| Its interesting that your approach performed worse; I wonder if it could be modified to do better? Interesting. >I think this is for the same reason that all minimax algos assume optimal play by the opponent: if you assume optimal and they play less than so, it can only work in your favor. That doesn't make sense when talking about a random opponent, though. Imagine its chess. You are considering moving a pawn into a position where it can be obviously taken with no cost by the other player, but where, if the other player doesn't take the pawn, you'll get a sure checkmate on the next go. You'd never make that move against an 'intelligent' player (i.e. in a minimax setup).

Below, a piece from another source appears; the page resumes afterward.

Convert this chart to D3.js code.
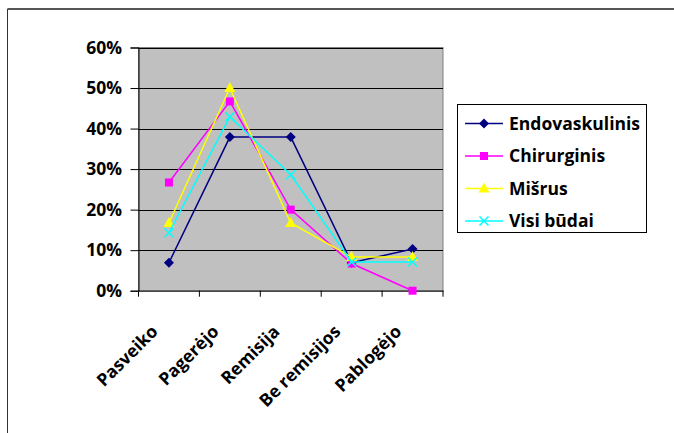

But you'd definitely consider it against an enemy that moves randomly, because the expected value is so high. This isn't to discount your empirical experience with this game, just to make a more general point. |
Further: the potential for gain (trivial mate against a stupid opponent in a handful of moves) is great. If you are thereby playing for "fastest win over time", taking advantage of random's suboptimality seems sane. In 2048, the bottleneck on your score seems best approximated by how long you survive: pulling stunts won't get you to 2048 all that faster as you need to have worked through enough tiles to arrive at that point: I'd imagine the difference would be at best a tiny fraction of the "required" moves.
Meanwhile, the computer has only a few possible moves, increasing the probability of doing something accidentally optimal. As you approach the end, needing over half the board just for unbuilt path up to 1024 and thereby not having as much scratch space, the probability of it hitting a problematic (even if not "devastating", one that suddenly requires you to reorganize things to "clean up the mess") move seems more more of a problem than when playing chess.
In summary: I just don't think comparing this game to chess is leading to useful intuitions.